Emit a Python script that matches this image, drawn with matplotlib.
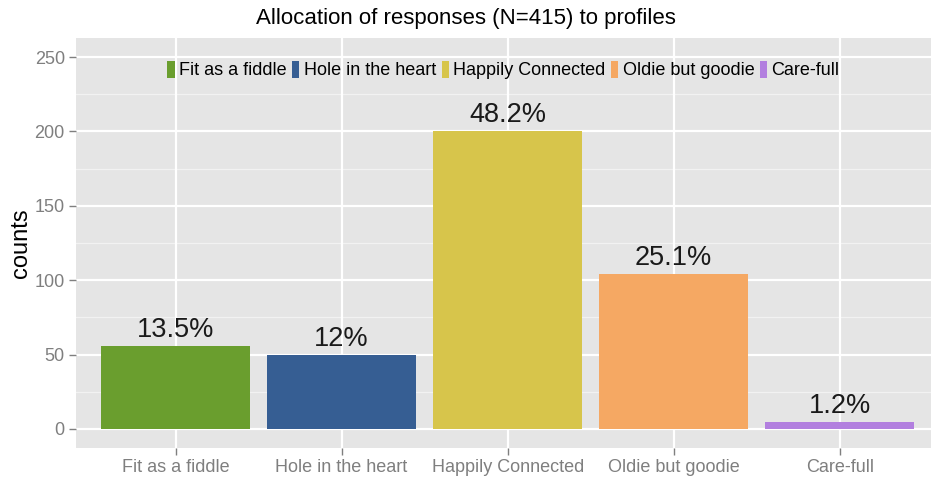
import numpy as np
import matplotlib
matplotlib.use('Agg')
import matplotlib.pyplot as plt
from matplotlib.patches import Patch

plt.rcParams['font.family'] = ['Liberation Sans', 'DejaVu Sans']

profiles = ['Fit as a fiddle', 'Hole in the heart', 'Happily Connected',
            'Oldie but goodie', 'Care-full']
counts = [56, 50, 200, 104, 5]
pct_labels = ['13.5%', '12%', '48.2%', '25.1%', '1.2%']
colors = ['#6A9E2E', '#365E93', '#D7C54B', '#F5A863', '#B27FDF']
y_ticks = [0, 50, 100, 150, 200, 250]

fig = plt.figure(figsize=(9.31, 4.82), dpi=100)
ax = fig.add_axes([0.0816, 0.0714, 0.9184, 0.8489])
ax.set_facecolor('#E5E5E5')

x = np.arange(1, len(profiles) + 1)

# grid: minor lines halfway between the major ones
for yv in np.arange(25, 275, 50):
    ax.axhline(yv, color='#F2F2F2', lw=0.9, zorder=0)
for yv in y_ticks:
    ax.axhline(yv, color='white', lw=1.6, zorder=0)
for xv in x:
    ax.axvline(xv, color='white', lw=1.6, zorder=0)

bars = ax.bar(x, counts, width=0.9, color=colors, zorder=2)
for xi, c, lab in zip(x, counts, pct_labels):
    ax.annotate(lab, (xi, c), xytext=(0, 6.5), textcoords='offset points',
                ha='center', va='baseline', fontsize=19.5, color='#1A1A1A', zorder=3)

ax.set_xlim(0.4, 5.55)
ax.set_ylim(-12.5, 262.5)
ax.set_xticks(x)
ax.set_xticklabels(profiles)
ax.set_yticks(y_ticks)
ax.tick_params(axis='both', colors='#7F7F7F', labelsize=13, length=5, width=1)
ax.tick_params(axis='x', pad=3)
ax.tick_params(axis='y', pad=3)
for sp in ax.spines.values():
    sp.set_visible(False)

ax.set_ylabel('counts', fontsize=17, color='black', labelpad=2)
fig.text(0.5, 0.962, 'Allocation of responses (N=415) to profiles',
         fontsize=16, ha='center', va='center')

handles = [Patch(facecolor=c, edgecolor='none') for c in colors]
ax.legend(handles, profiles, ncol=5, loc='center', bbox_to_anchor=(0.5, 0.923),
          frameon=False, fontsize=13, handlelength=0.4, handleheight=1.1,
          handletextpad=0.25, columnspacing=0.3, borderaxespad=0)

fig.savefig('out.png', dpi=100)
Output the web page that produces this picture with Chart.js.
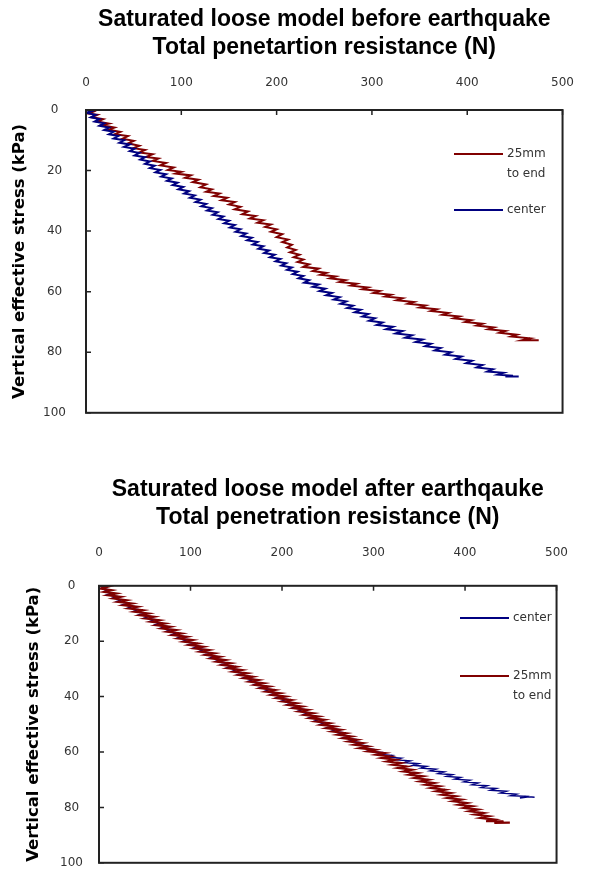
<!DOCTYPE html>
<html>
<head>
<meta charset="utf-8">
<script src="https://cdn.jsdelivr.net/npm/chart.js@4"></script>
<style>
  body { margin: 0; background: #fff; }
  canvas { display: block; }
</style>
</head>
<body>
<canvas id="beforeChart" width="594" height="440"></canvas>
<canvas id="afterChart" width="594" height="446"></canvas>
<script>
const xTicks = [0, 100, 200, 300, 400, 500];
const yTicks = [0, 20, 40, 60, 80, 100];
const seriesLabels = ["25mm to end", "center"];

// [resistance N, stress kPa]
const beforeEdge = [[0,0],[8,0.5],[3,1.2],[12,1.6],[6,2.4],[18,3],[12,3.8],[24,4.5],[17,5],[30,5.8],[24,6.5],[36,7.2],[30,8],[44,8.6],[38,9.5],[50,10.2],[44,11],[56,11.8],[50,12.6],[62,13.2],[56,14],[70,14.6],[63,15.5],[76,16],[70,16.8],[84,17.5],[78,18.3],[92,19],[86,19.8],[100,20.4],[94,21],[110,21.6],[104,22.4],[118,23],[112,23.8],[126,24.6],[120,25.5],[132,26.2],[126,27],[140,27.6],[134,28.4],[148,29],[142,29.8],[156,30.4],[150,31.2],[162,32],[156,32.8],[170,33.5],[164,34.4],[178,35],[172,35.8],[186,36.4],[180,37.2],[194,37.8],[188,38.6],[200,39.4],[194,40.2],[206,41],[200,42],[212,42.8],[206,43.6],[216,44.5],[211,45.4],[220,46.2],[214,47],[224,47.8],[218,48.6],[228,49.4],[222,50.2],[234,51],[228,51.8],[244,52.4],[238,53.2],[252,53.8],[246,54.4],[262,55],[256,55.6],[272,56.2],[266,56.8],[284,57.4],[278,58],[296,58.6],[290,59.2],[308,59.8],[302,60.4],[320,61],[314,61.6],[332,62.2],[326,62.8],[344,63.4],[338,64],[356,64.6],[350,65.2],[368,65.8],[362,66.4],[380,67],[374,67.6],[392,68.2],[386,68.8],[404,69.4],[398,70],[416,70.6],[410,71.2],[428,71.8],[422,72.4],[440,73],[434,73.6],[452,74.2],[446,74.8],[466,75.4],[458,76],[475,76]];

const beforeCenter = [[0,0],[6,0.4],[1,1],[10,1.6],[5,2.4],[14,3],[9,3.8],[19,4.4],[14,5.2],[24,5.8],[19,6.6],[29,7.2],[24,8],[34,8.6],[29,9.4],[40,10],[35,10.8],[46,11.4],[40,12.2],[51,12.8],[46,13.6],[56,14.2],[51,15],[62,15.6],[57,16.4],[67,17],[62,17.8],[72,18.4],[67,19.2],[78,19.8],[73,20.6],[84,21.2],[79,22],[90,22.6],[85,23.4],[96,24],[91,24.8],[102,25.4],[97,26.2],[108,26.8],[103,27.6],[114,28.2],[109,29],[120,29.6],[115,30.4],[126,31],[121,31.8],[132,32.4],[127,33.2],[138,33.8],[133,34.6],[144,35.2],[139,36],[150,36.6],[145,37.4],[156,38],[151,38.8],[162,39.4],[157,40.2],[168,40.8],[163,41.6],[174,42.2],[169,43],[180,43.6],[175,44.4],[186,45],[181,45.8],[192,46.4],[187,47.2],[198,47.8],[193,48.6],[204,49.2],[199,50],[210,50.6],[205,51.4],[216,52],[211,52.8],[222,53.4],[217,54.2],[228,54.8],[223,55.6],[234,56.2],[229,57],[244,57.6],[238,58.4],[251,59],[245,59.8],[258,60.4],[252,61.2],[266,61.8],[260,62.6],[273,63.2],[267,64],[280,64.6],[274,65.4],[288,66],[282,66.8],[296,67.4],[290,68.2],[303,68.8],[297,69.6],[311,70.2],[305,71],[322,71.6],[315,72.4],[332,73],[325,73.8],[342,74.4],[335,75.2],[353,75.8],[346,76.6],[362,77.2],[356,78],[372,78.6],[366,79.4],[383,80],[377,80.8],[394,81.4],[388,82.2],[405,82.8],[399,83.6],[416,84.2],[410,85],[427,85.6],[421,86.4],[438,86.8],[432,87.4],[448,87.8],[440,88],[454,88]];

const afterCenter = [[0,0],[8,0.2],[3,0.8],[10,1.4],[6,2],[14,2.6],[9,3.2],[19,3.8],[15,4.4],[25,5],[20,5.6],[31,6.2],[26,6.8],[37,7.4],[32,8],[43,8.6],[38,9.2],[49,9.8],[44,10.4],[55,11],[50,11.6],[61,12.2],[56,12.8],[67,13.4],[62,14],[73,14.6],[68,15.2],[79,15.8],[74,16.4],[85,17],[80,17.6],[91,18.2],[86,18.8],[97,19.4],[92,20],[103,20.6],[98,21.2],[109,21.8],[104,22.4],[115,23],[110,23.6],[121,24.2],[116,24.8],[127,25.4],[122,26],[133,26.6],[128,27.2],[139,27.8],[134,28.4],[145,29],[140,29.6],[151,30.2],[146,30.8],[157,31.4],[152,32],[163,32.6],[158,33.2],[169,33.8],[164,34.4],[175,35],[170,35.6],[181,36.2],[176,36.8],[187,37.4],[182,38],[193,38.6],[188,39.2],[199,39.8],[194,40.4],[205,41],[200,41.6],[211,42.2],[206,42.8],[217,43.4],[212,44],[223,44.6],[218,45.2],[229,45.8],[224,46.4],[235,47],[230,47.6],[241,48.2],[236,48.8],[247,49.4],[242,50],[254,50.6],[249,51.2],[260,51.8],[255,52.4],[266,53],[261,53.6],[272,54.2],[267,54.8],[279,55.4],[274,56],[285,56.6],[280,57.2],[292,57.8],[287,58.4],[299,59],[294,59.6],[310,60.2],[304,60.8],[320,61.2],[314,61.8],[330,62.2],[324,62.8],[340,63.2],[334,63.8],[349,64.2],[343,64.8],[358,65.2],[352,65.8],[368,66.2],[362,66.8],[377,67.2],[371,67.8],[386,68.2],[380,68.8],[395,69.2],[389,69.8],[405,70.2],[399,70.8],[414,71.2],[408,71.8],[424,72.2],[418,72.8],[434,73.2],[428,73.8],[445,74.2],[439,74.8],[456,75.2],[450,75.8],[466,76],[460,76.6],[470,76.2],[476,76.3]];

const afterEdge = [[0,0],[10,0.3],[2,1],[14,1.6],[6,2.2],[19,2.8],[10,3.4],[24,4],[16,4.6],[30,5.2],[21,5.8],[36,6.4],[27,7],[42,7.6],[33,8.2],[48,8.8],[39,9.4],[54,10],[45,10.6],[60,11.2],[51,11.8],[66,12.4],[57,13],[72,13.6],[63,14.2],[78,14.8],[69,15.4],[84,16],[75,16.6],[90,17.2],[81,17.8],[96,18.4],[87,19],[102,19.6],[93,20.2],[108,20.8],[99,21.4],[114,22],[105,22.6],[120,23.2],[111,23.8],[126,24.4],[117,25],[132,25.6],[123,26.2],[138,26.8],[129,27.4],[144,28],[135,28.6],[150,29.2],[141,29.8],[156,30.4],[147,31],[162,31.6],[153,32.2],[168,32.8],[159,33.4],[174,34],[165,34.6],[180,35.2],[171,35.8],[186,36.4],[177,37],[192,37.6],[183,38.2],[198,38.8],[189,39.4],[204,40],[195,40.6],[210,41.2],[201,41.8],[216,42.4],[207,43],[222,43.6],[213,44.2],[228,44.8],[219,45.4],[234,46],[225,46.6],[240,47.2],[231,47.8],[246,48.4],[237,49],[252,49.6],[243,50.2],[258,50.8],[249,51.4],[264,52],[255,52.6],[270,53.2],[261,53.8],[276,54.4],[267,55],[282,55.6],[273,56.2],[288,56.8],[279,57.4],[294,58],[285,58.6],[302,59.2],[294,59.8],[312,60.4],[303,61],[318,61.6],[309,62.2],[324,62.8],[315,63.4],[330,64],[321,64.6],[336,65.2],[327,65.8],[342,66.4],[333,67],[348,67.6],[339,68.2],[354,68.8],[345,69.4],[360,70],[351,70.6],[366,71.2],[357,71.8],[372,72.4],[363,73],[378,73.6],[369,74.2],[384,74.8],[375,75.4],[390,76],[381,76.6],[396,77.2],[387,77.8],[402,78.4],[393,79],[408,79.6],[399,80.2],[414,80.8],[405,81.4],[420,82],[411,82.6],[426,83.2],[417,83.8],[432,84.4],[423,85],[442,85],[432,85.6],[449,85.5]];

const RED = "#800000";
const BLUE = "#000080";
const tickFont = { family: "DejaVu Sans", size: 12 };

const toPoints = (arr) => arr.map(([x, y]) => ({ x, y }));

// frame + inward tick marks, like the old spreadsheet plot
const framePlugin = {
  id: "frame",
  afterDatasetsDraw(chart) {
    const { ctx, chartArea: a, scales } = chart;
    ctx.save();
    ctx.strokeStyle = "#222";
    ctx.lineWidth = 2;
    ctx.strokeRect(a.left, a.top, a.right - a.left, a.bottom - a.top);
    ctx.lineWidth = 1.5;
    ctx.beginPath();
    scales.x.ticks.forEach((t) => {
      const px = scales.x.getPixelForValue(t.value);
      ctx.moveTo(px, a.top);
      ctx.lineTo(px, a.top + 5);
    });
    scales.y.ticks.forEach((t) => {
      const py = scales.y.getPixelForValue(t.value);
      ctx.moveTo(a.left, py);
      ctx.lineTo(a.left + 5, py);
    });
    ctx.stroke();
    ctx.restore();
  }
};

// legend sitting inside the plot area
const innerLegend = {
  id: "innerLegend",
  afterDraw(chart, args, opts) {
    const { ctx } = chart;
    ctx.save();
    ctx.font = "12px 'DejaVu Sans'";
    ctx.fillStyle = "#333";
    ctx.textBaseline = "middle";
    opts.items.forEach((it) => {
      const ds = chart.data.datasets[it.index];
      ctx.strokeStyle = ds.borderColor;
      ctx.lineWidth = 2;
      ctx.beginPath();
      ctx.moveTo(opts.x, it.y);
      ctx.lineTo(opts.x + 49, it.y);
      ctx.stroke();
      it.lines.forEach((txt, i) => ctx.fillText(txt, opts.x + 53, it.y + i * 20));
    });
    ctx.restore();
  }
};

const makeChart = (id, cfg) => new Chart(document.getElementById(id), {
  type: "scatter",
  data: { datasets: cfg.datasets },
  options: {
    responsive: false,
    animation: false,
    layout: { padding: cfg.padding },
    elements: { point: { radius: 0 }, line: { tension: 0 } },
    plugins: {
      legend: { display: false },
      tooltip: { enabled: false },
      title: {
        display: true,
        fullSize: false,
        text: cfg.title,
        color: "#000",
        font: { family: "Liberation Sans", size: 23, weight: "bold", lineHeight: 1.2 },
        padding: cfg.titlePad
      },
      innerLegend: cfg.legend
    },
    scales: {
      x: {
        type: "linear",
        position: "top",
        min: xTicks[0],
        max: xTicks[xTicks.length - 1],
        afterBuildTicks: (s) => { s.ticks = xTicks.map((v) => ({ value: v })); },
        afterFit: (s) => { s.height = cfg.xHeight; },
        ticks: { font: tickFont, color: "#333", padding: cfg.xPad },
        grid: { display: false, drawTicks: false },
        border: { display: false }
      },
      y: {
        type: "linear",
        reverse: true,
        min: yTicks[0],
        max: yTicks[yTicks.length - 1],
        afterBuildTicks: (s) => { s.ticks = yTicks.map((v) => ({ value: v })); },
        afterFit: (s) => { s.width = cfg.yWidth; },
        ticks: { font: tickFont, color: "#333", padding: cfg.yPad, crossAlign: "center" },
        grid: { display: false, drawTicks: false },
        border: { display: false },
        title: {
          display: true,
          text: "Vertical effective stress (kPa)",
          color: "#000",
          font: { family: "DejaVu Sans", size: 16.5, weight: "bold" },
          padding: { top: cfg.yTitlePad, bottom: 0 }
        }
      }
    }
  },
  plugins: [framePlugin, innerLegend]
});

makeChart("beforeChart", {
  title: ["Saturated loose model before earthquake", "Total penetartion resistance (N)"],
  titlePad: { top: 6, bottom: 8 },
  padding: { left: 0, right: 17, top: 0, bottom: 16 },
  xHeight: 40.8, xPad: 20, yWidth: 86, yPad: 20, yTitlePad: 10,
  datasets: [
    { label: seriesLabels[0], data: toPoints(beforeEdge), showLine: true, borderColor: RED, borderWidth: 2, order: 1 },
    { label: seriesLabels[1], data: toPoints(beforeCenter), showLine: true, borderColor: BLUE, borderWidth: 2, order: 0 }
  ],
  legend: { x: 454, items: [{ index: 0, y: 154, lines: ["25mm", "to end"] }, { index: 1, y: 210, lines: ["center"] }] }
});

makeChart("afterChart", {
  title: ["Saturated loose model after earthqauke", "Total penetration resistance (N)"],
  titlePad: { top: 36, bottom: 8 },
  padding: { left: 0, right: 15, top: 0, bottom: 4 },
  xHeight: 46.6, xPad: 26, yWidth: 99, yPad: 16, yTitlePad: 24,
  datasets: [
    { label: seriesLabels[0], data: toPoints(afterEdge), showLine: true, borderColor: RED, borderWidth: 2.2, order: 0 },
    { label: seriesLabels[1], data: toPoints(afterCenter), showLine: true, borderColor: BLUE, borderWidth: 1.5, order: 1 }
  ],
  legend: { x: 460, items: [{ index: 1, y: 178, lines: ["center"] }, { index: 0, y: 236, lines: ["25mm", "to end"] }] }
});
</script>
</body>
</html>
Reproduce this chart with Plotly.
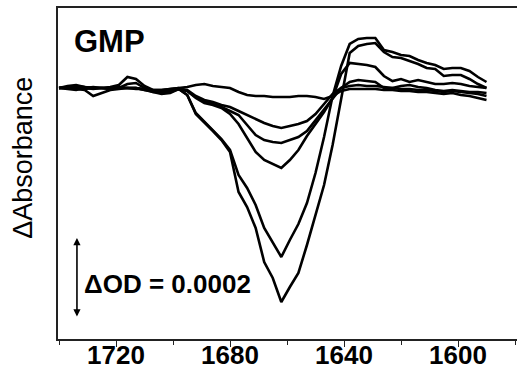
import numpy as np
import plotly.graph_objects as go

# wavenumber grid (cm-1)
wavenumber = list(range(1740, 1589, -3))

# difference spectra, in micro-OD (1e-6 absorbance units)
trace_a = [0, 2.5, 5, 0, -2.5, 0, 0, 2.5, 0, -2.5, -2.5, -5, -5, -2.5, 0,
           2.5, 7.5, 10, 5, 2.5, 0, -10, -17.5, -20, -20, -22.5, -22.5, -22.5, -20, -20,
           -22.5, -27.5, -20, -7.5, -2.5, -2.5, -2.5, -2.5, -5, -5, -7.5, -7.5, -10, -10, -12.5,
           -15, -12.5, -17.5, -20, -25, -30]
trace_b = [0, -2.5, -5, 0, 2.5, 0, -2.5, 0, 0, 0, -5, -7.5, -7.5, -5, -2.5,
           -5, -20, -30, -35, -42.5, -47.5, -57.5, -67.5, -77.5, -87.5, -95, -100, -95, -90, -82.5,
           -65, -40, -15, 0, 5, 7.5, 5, 5, 2.5, 0, -2.5, -2.5, -5, -5, -7.5,
           -10, -7.5, -10, -12.5, -15, -20]
trace_c = [0, 0, -2.5, -5, -20, -12.5, -5, -2.5, 0, 0, -5, -10, -10, -7.5, -2.5,
           -7.5, -22.5, -32.5, -40, -47.5, -57.5, -67.5, -92.5, -117.5, -130, -135, -137.5, -130, -122.5, -107.5,
           -80, -52.5, -25, 0, 15, 20, 17.5, 15, 0, 0, 5, 7.5, 2.5, 0, -5,
           -7.5, -5, -7.5, -10, -10, -12.5]
trace_d = [0, 2.5, 5, 2.5, 0, 0, 2.5, 7.5, 27.5, 22.5, 5, -5, -5, -2.5, 0,
           -7.5, -25, -37.5, -42.5, -50, -65, -90, -125, -160, -180, -190, -200, -180, -155, -120,
           -90, -60, -25, 35, 62.5, 60, 57.5, 52.5, 30, 17.5, 22.5, 15, 20, 15, 10,
           10, 12.5, 10, 5, 2.5, 0]
trace_e = [0, 5, 7.5, 2.5, 0, 0, 0, 0, 10, 12.5, 0, -7.5, -12.5, -10, -2.5,
           -17.5, -62.5, -85, -105, -127.5, -155, -217.5, -250, -292.5, -350, -385, -422.5, -380, -340, -287.5,
           -212.5, -122.5, -20, 55, 110, 122.5, 125, 125, 95, 90, 82.5, 80, 70, 62.5, 57.5,
           47.5, 50, 50, 42.5, 27.5, 15]
trace_f = [0, 0, 0, -2.5, 0, 0, -2.5, 0, 0, 0, -2.5, -10, -15, -12.5, -2.5,
           -17.5, -65, -85, -107.5, -130, -160, -260, -297.5, -350, -435, -475, -535, -497.5, -462.5, -392.5,
           -315, -242.5, -142.5, -22.5, 87.5, 105, 110, 112.5, 90, 77.5, 75, 67.5, 60, 50, 47.5,
           30, 32.5, 32.5, 22.5, 10, 0]

series = [trace_a, trace_b, trace_c, trace_d, trace_e, trace_f]

x_ticks = [1720, 1680, 1640, 1600]
x_tick_labels = ["1720", "1680", "1640", "1600"]

scale_bar_uod = 200  # 0.0002 OD
FONT = "Liberation Sans, Arial, sans-serif"

fig = go.Figure()
for s in series:
    fig.add_trace(go.Scatter(
        x=wavenumber, y=np.array(s) * 1e-6, mode="lines",
        line=dict(color="black", width=2.6), showlegend=False, hoverinfo="skip"))

bar_top = -375e-6
bar_bottom = bar_top - scale_bar_uod * 1e-6
fig.add_annotation(x=1733.7, y=bar_top, ax=1733.7, ay=bar_bottom,
                   xref="x", yref="y", axref="x", ayref="y",
                   text="", showarrow=True, arrowhead=2, arrowside="end+start",
                   arrowsize=0.9, arrowwidth=1.6, arrowcolor="black")
fig.add_annotation(x=1731.9, y=-490e-6, xref="x", yref="y",
                   text="ΔOD = 0.0002", showarrow=False, xanchor="left", yanchor="middle",
                   font=dict(family=FONT, size=26, color="black", weight="bold"))
fig.add_annotation(x=1735.5, y=117.5e-6, xref="x", yref="y",
                   text="GMP", showarrow=False, xanchor="left", yanchor="middle",
                   font=dict(family=FONT, size=31, color="black", weight="bold"))
fig.add_annotation(x=-0.078, y=0.548, xref="paper", yref="paper",
                   text="ΔAbsorbance", showarrow=False, textangle=-90,
                   xanchor="center", yanchor="middle",
                   font=dict(family=FONT, size=27, color="black"))

fig.update_layout(
    width=517, height=372,
    margin=dict(l=58, r=0, t=8, b=33),
    paper_bgcolor="white", plot_bgcolor="white",
    xaxis=dict(range=[1740.35, 1579.3], tickvals=x_ticks, ticktext=x_tick_labels,
               automargin=False, ticklabelstandoff=-14,
               showgrid=False, zeroline=False, showline=True, mirror=True,
               linecolor="#222", linewidth=1.5, ticks="outside", ticklen=6, tickwidth=1.3,
               tickcolor="#222",
               minor=dict(ticks="outside", ticklen=4, tickvals=[1740, 1700, 1660, 1620, 1580],
                          tickcolor="#222", tickwidth=1.3),
               tickfont=dict(family=FONT, size=26, color="black", weight="bold")),
    yaxis=dict(range=[-627.5e-6, 200e-6], showticklabels=False, ticks="", automargin=False,
               showgrid=False, zeroline=False, showline=True, linecolor="#222", linewidth=1.5),
)

fig.write_html("out.html")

### [Aim]
Search the data for "that". Copy every matching line.

### [Finished task]
Emit a Python script that matches this image, drawn with matplotlib.
Output the web page that produces this picture with Chart.js.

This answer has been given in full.